The centerpiece of the album is the 18 minute "Troubles like Old Dirt," which takes up most of the second side, Cartwright's alto in bubbly, flywheel-charged cycles that recall Oliver Lake at his fiercest. Seru drops out to allow the reedman a space to explore the clicks of his pads and spin out soft, breathy tendrils and terse patter. That patter becomes a bevy of bitter screams as the drummer's taiko-like jabs and ceremonial weight return to encircle and shove off Cartwright's volleys, which shift from coiled multiphonics to a sinewy blues processional before reveling in jaunty hops. Rag is an excellent duo, finding two musicians engaged in an epic conversation and tug of wits, breath and rhythm.

Tracks and Personnel

A Beautiful Western Saddle

Tracks: CD1: Let's Sit Right Down/The Passing; Such Credentials as Have Become Pseudonym; Poem for Gretchen Ruth; All's Well that Ends; Peking Widow; The Prince; What is Free to a Good Home?; Still Trying; Breakfast; Today; Song Sung Long; Human Weather Words; Now Can You Tell Me or Can It Still Be Told?, Paint Me!. CD2: Saint Dog; Rudders; Moonlake; Gary Brown; Jim (to the James River); Saint Croix; Gimme; To the Summer in Our Hearts; It Must Be a Sign; The Hardwood; Today; Paint Me!, What is Free to a Good Home?, Now Can You Tell Me or Can It Still Be Told?, The Prince, Poem for Gretchen Ruth, Such Credentials as Have Become Pseudonym, To the Summer in Our Hearts, The Hardwood.
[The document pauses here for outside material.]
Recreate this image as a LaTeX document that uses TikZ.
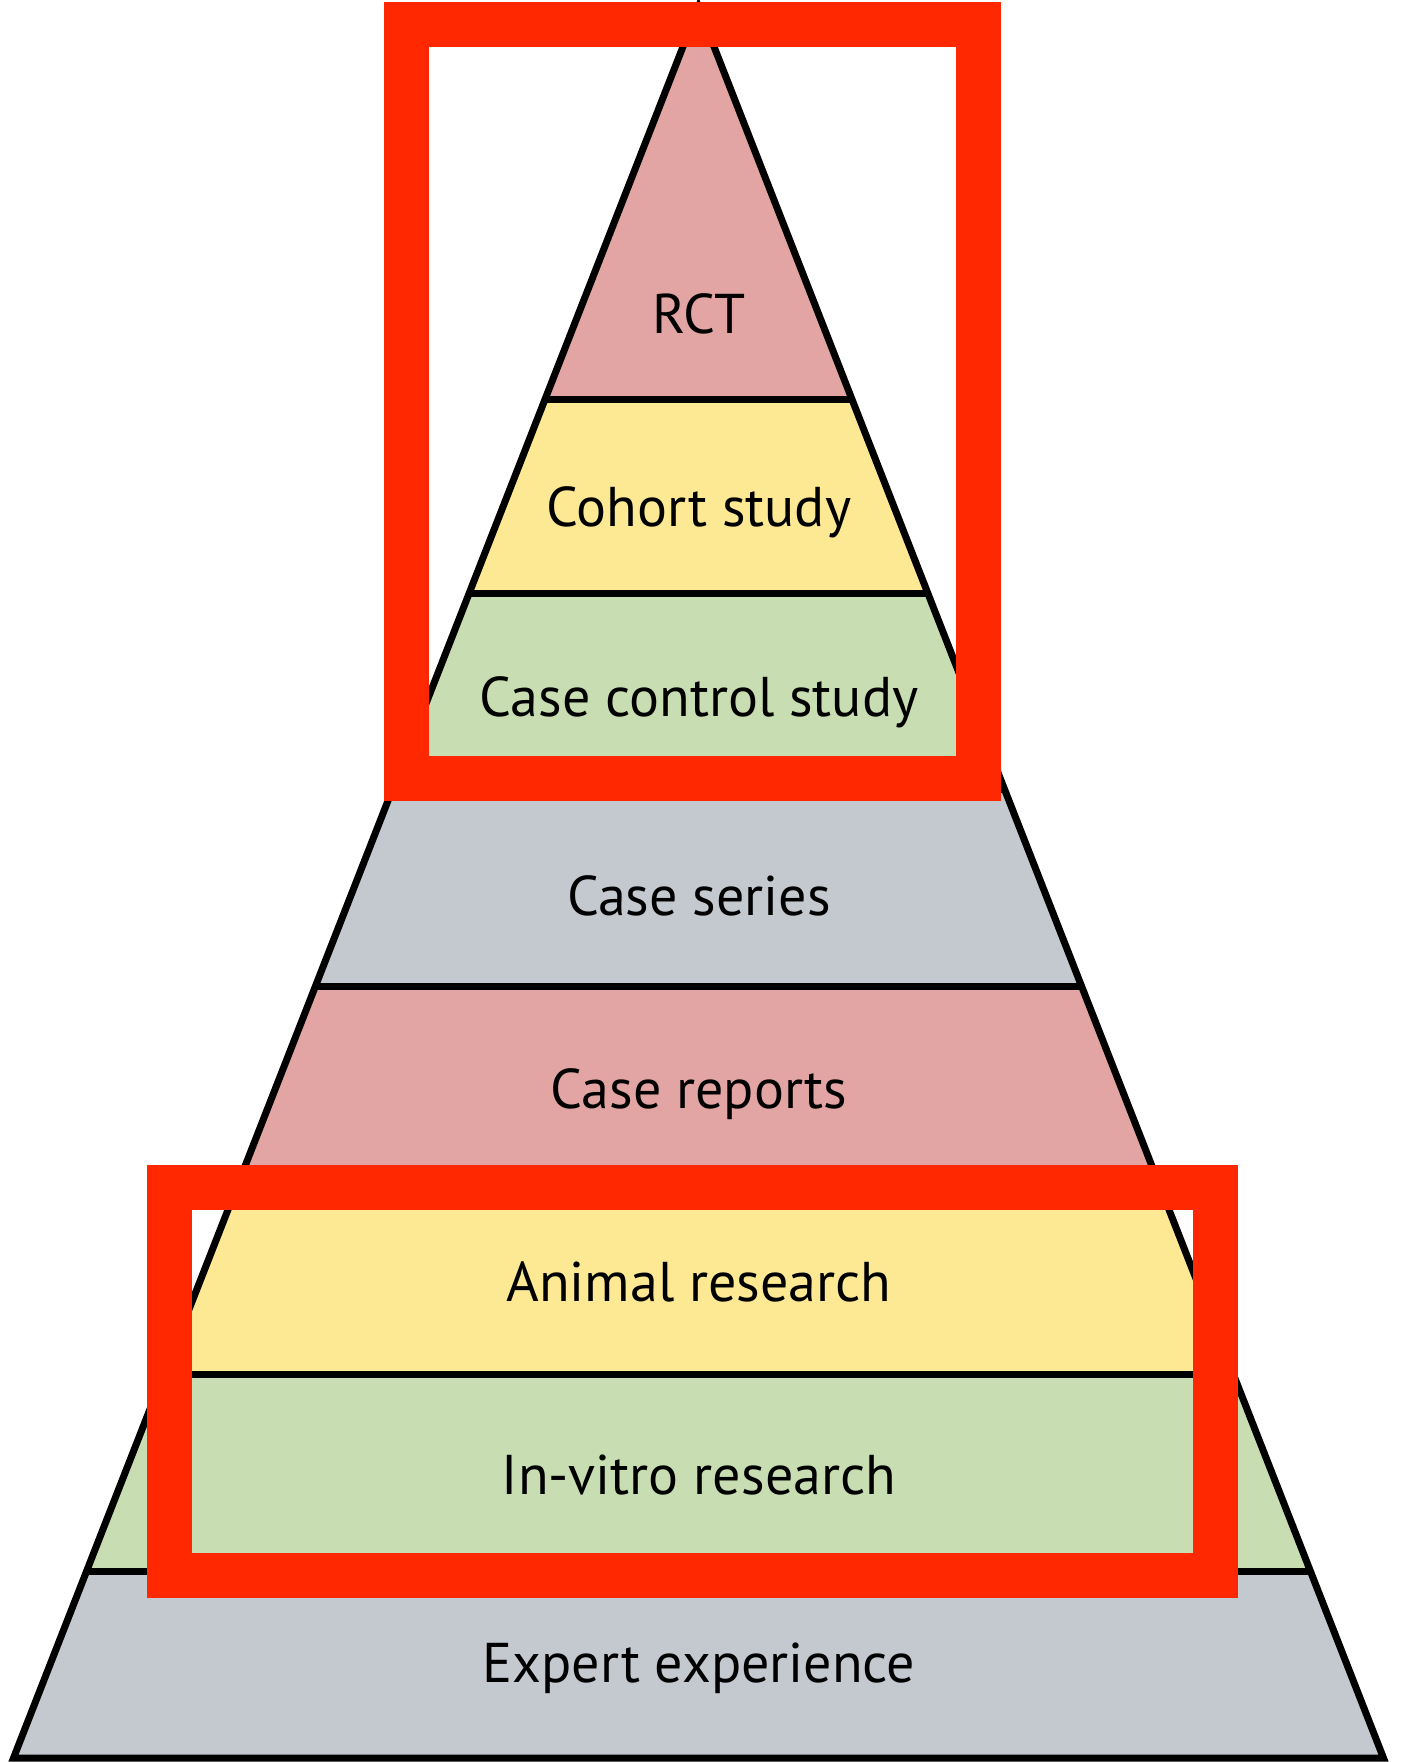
\documentclass[tikz,border=0pt]{standalone}
\usepackage{fontspec}
\setmainfont{PT Sans}
\definecolor{pk}{HTML}{E2A5A3}
\definecolor{yl}{HTML}{FDE893}
\definecolor{gn}{HTML}{C8DEB2}
\definecolor{gy}{HTML}{C4C8CF}
\definecolor{rd}{HTML}{FF2800}
\begin{document}
\begin{tikzpicture}[x=1pt,y=-1pt,
  lbl/.style={anchor=base,inner sep=0pt,font=\fontsize{56}{64}\selectfont,text=black},
  sep/.style={line width=7pt},
  hl/.style={draw=rd,line width=45pt,line join=miter}]
\useasboundingbox (0,0) rectangle (1402,1762);
\coordinate (apex) at (698.5,7);
\coordinate (bl) at (13.5,1758);
\coordinate (br) at (1383.5,1758);
\begin{scope}
\clip (apex) -- (bl) -- (br) -- cycle;
\fill[pk] (0,0) rectangle (1402,399);
\fill[yl] (0,399) rectangle (1402,593);
\fill[gn] (0,593) rectangle (1402,789);
\fill[gy] (0,789) rectangle (1402,986);
\fill[pk] (0,986) rectangle (1402,1180);
\fill[yl] (0,1180) rectangle (1402,1374);
\fill[gn] (0,1374) rectangle (1402,1571);
\fill[gy] (0,1571) rectangle (1402,1762);
\foreach \y in {399,593,789,986,1180,1374,1571} \draw[sep] (0,\y) -- (1402,\y);
\end{scope}
\draw[line width=7pt,line join=miter] (apex) -- (bl) -- (br) -- cycle;
\node[lbl] (rct) at (699,333) {RCT};
\node[lbl] (coh) at (699,526) {Cohort study};
\node[lbl] (cc) at (699,716) {Case control study};
\node[lbl] (cs) at (699,915) {Case series};
\node[lbl] (cr) at (699,1108) {Case reports};
\node[lbl] (an) at (699,1301) {Animal research};
\node[lbl] (iv) at (699,1494) {In-vitro research};
\node[lbl] (ex) at (699,1682) {Expert experience};
\draw[hl] (406.5,24) rectangle (978.5,778.5);
\draw[hl] (169,1187) rectangle (1215,1575);
\end{tikzpicture}
\end{document}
Personnel: George Cartwright: tenor saxophone, alto saxophone, voice; Tom Cora: cello, voice; Davey Williams: guitar; Ann Rupel: bass, voice; Pippin Barnett: drums; Amy Denio: voice.

Rag

Tracks: Titus; Saint Joe to Himself; Push Shove; Troubles Like Old Dirt; I Think Eudora Knows.

Personnel: George Cartwright: tenor saxophone, alto saxophone, soprano saxophone; Davu Seru, percussion.